Supplied material:
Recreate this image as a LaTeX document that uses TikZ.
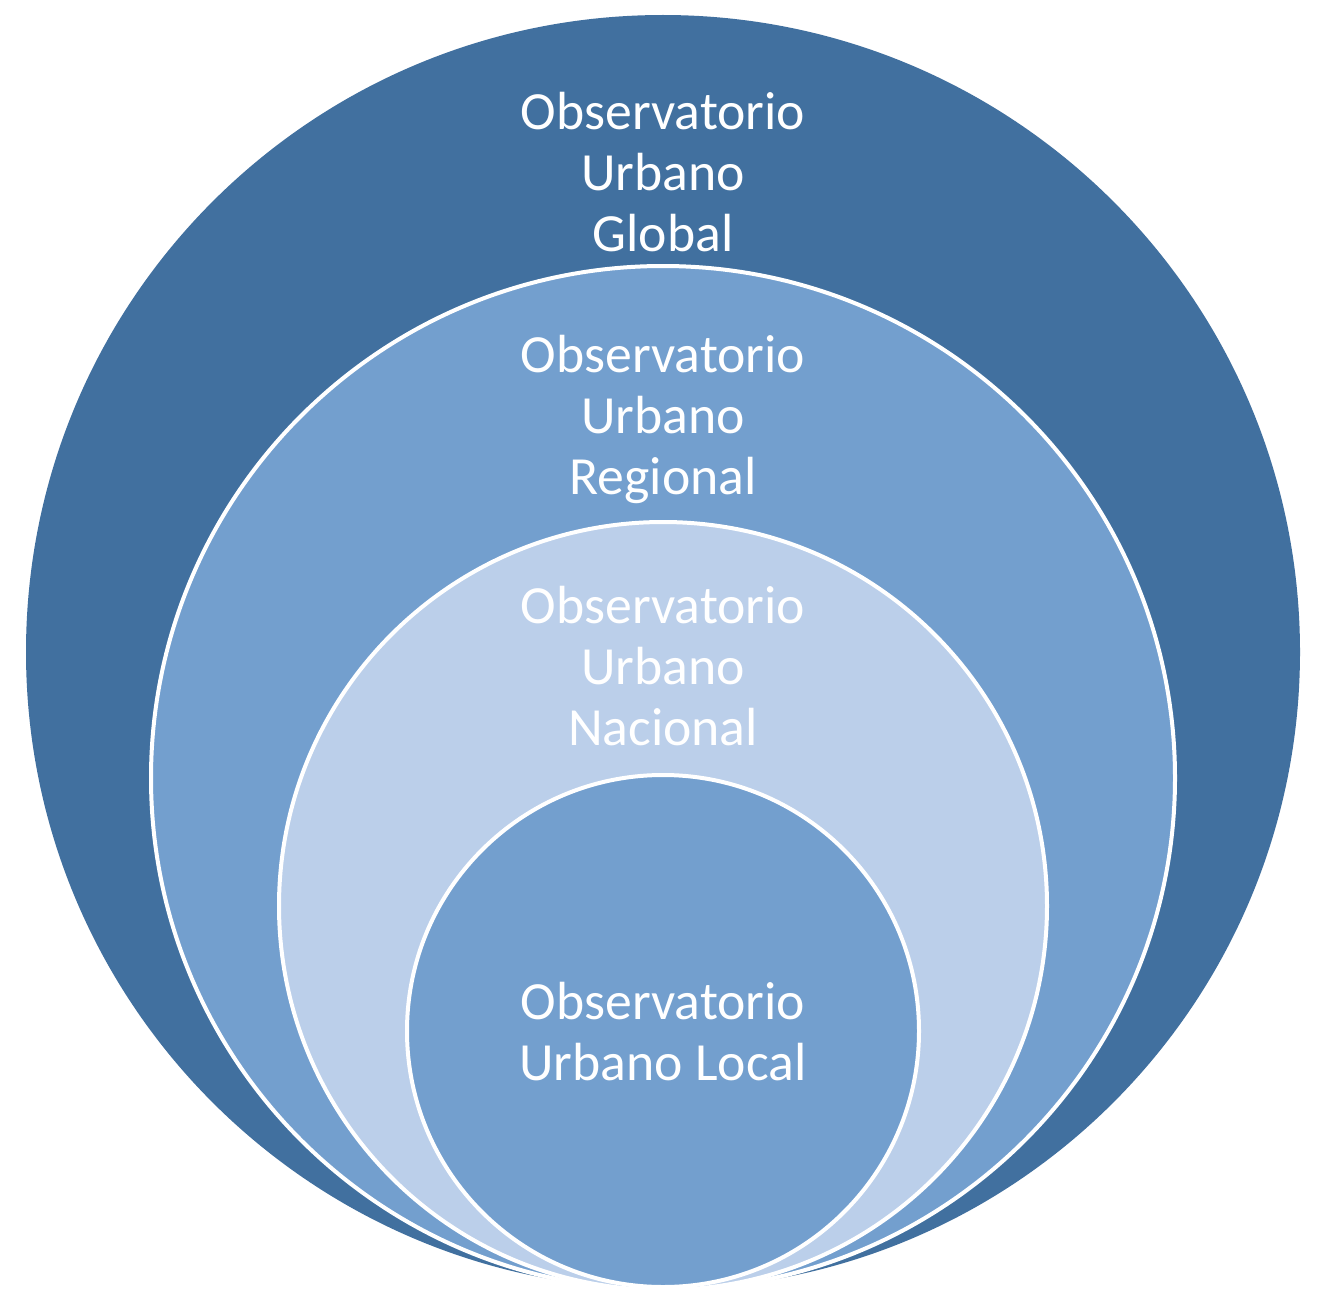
\documentclass[tikz,border=0pt]{standalone}
\usepackage{fontspec}
\setmainfont{Carlito}
\definecolor{cdark}{HTML}{41709F}
\definecolor{cmid}{HTML}{739FCE}
\definecolor{clight}{HTML}{BBCFEA}
\begin{document}
\begin{tikzpicture}[x=1pt,y=-1pt,
  ring/.style={draw=white, line width=4pt},
  lbl/.style={text=white, align=center, font=\fontsize{53.7}{61}\selectfont, inner sep=0pt}]
\useasboundingbox[fill=white] (0,0) rectangle (1336,1303);
\fill[cdark] (663,652) circle[radius=637];
\node[circle, minimum size=1274pt, inner sep=0pt] (global) at (663,652) {};
\filldraw[ring, fill=cmid] (663,778) circle[radius=512];
\node[circle, minimum size=1024pt, inner sep=0pt] (regional) at (663,778) {};
\filldraw[ring, fill=clight] (663,906) circle[radius=384];
\node[circle, minimum size=768pt, inner sep=0pt] (nacional) at (663,906) {};
\filldraw[ring, fill=cmid] (663,1031) circle[radius=256];
\node[circle, minimum size=512pt, inner sep=0pt] (local) at (663,1031) {};
\node[lbl] (tg) at (663,172) {Observatorio\\Urbano\\Global};
\node[lbl] (tr) at (663,419) {Observatorio\\Urbano\\Regional};
\node[lbl] (tn) at (663,666) {Observatorio\\Urbano\\Nacional};
\node[lbl] (tl) at (663,1032) {Observatorio\\Urbano Local};
\end{tikzpicture}
\end{document}
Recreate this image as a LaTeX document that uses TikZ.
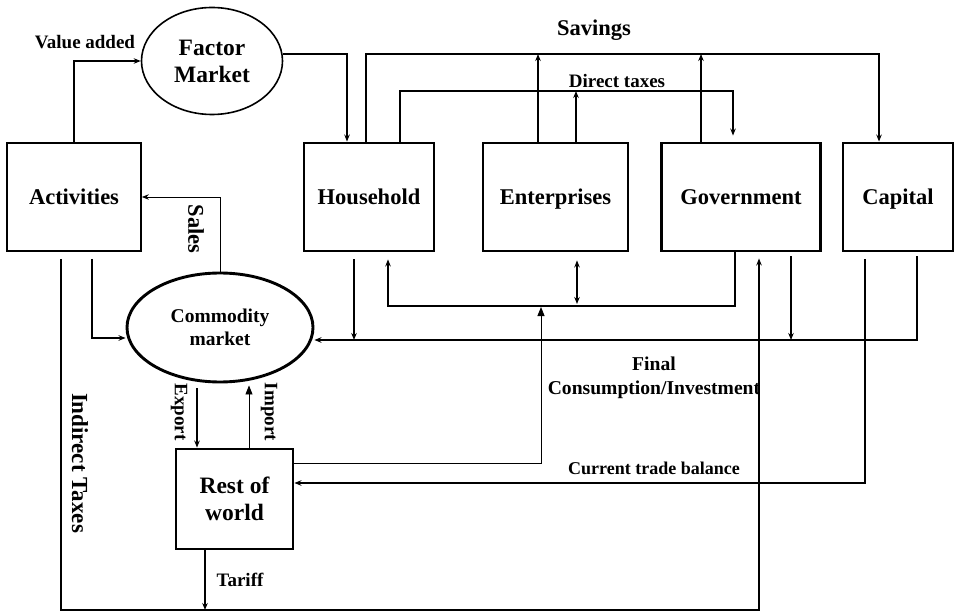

Requirement:
Copy every record character for character. Skip the pictures.

Response to the exercise:
Recreate this image as a LaTeX document that uses TikZ.
\documentclass[tikz,border=0pt]{standalone}
\usepackage{fontspec}
\setmainfont{Carlito}
\definecolor{cdark}{HTML}{41709F}
\definecolor{cmid}{HTML}{739FCE}
\definecolor{clight}{HTML}{BBCFEA}
\begin{document}
\begin{tikzpicture}[x=1pt,y=-1pt,
  ring/.style={draw=white, line width=4pt},
  lbl/.style={text=white, align=center, font=\fontsize{53.7}{61}\selectfont, inner sep=0pt}]
\useasboundingbox[fill=white] (0,0) rectangle (1336,1303);
\fill[cdark] (663,652) circle[radius=637];
\node[circle, minimum size=1274pt, inner sep=0pt] (global) at (663,652) {};
\filldraw[ring, fill=cmid] (663,778) circle[radius=512];
\node[circle, minimum size=1024pt, inner sep=0pt] (regional) at (663,778) {};
\filldraw[ring, fill=clight] (663,906) circle[radius=384];
\node[circle, minimum size=768pt, inner sep=0pt] (nacional) at (663,906) {};
\filldraw[ring, fill=cmid] (663,1031) circle[radius=256];
\node[circle, minimum size=512pt, inner sep=0pt] (local) at (663,1031) {};
\node[lbl] (tg) at (663,172) {Observatorio\\Urbano\\Global};
\node[lbl] (tr) at (663,419) {Observatorio\\Urbano\\Regional};
\node[lbl] (tn) at (663,666) {Observatorio\\Urbano\\Nacional};
\node[lbl] (tl) at (663,1032) {Observatorio\\Urbano Local};
\end{tikzpicture}
\end{document}
Recreate this image as a LaTeX document that uses TikZ.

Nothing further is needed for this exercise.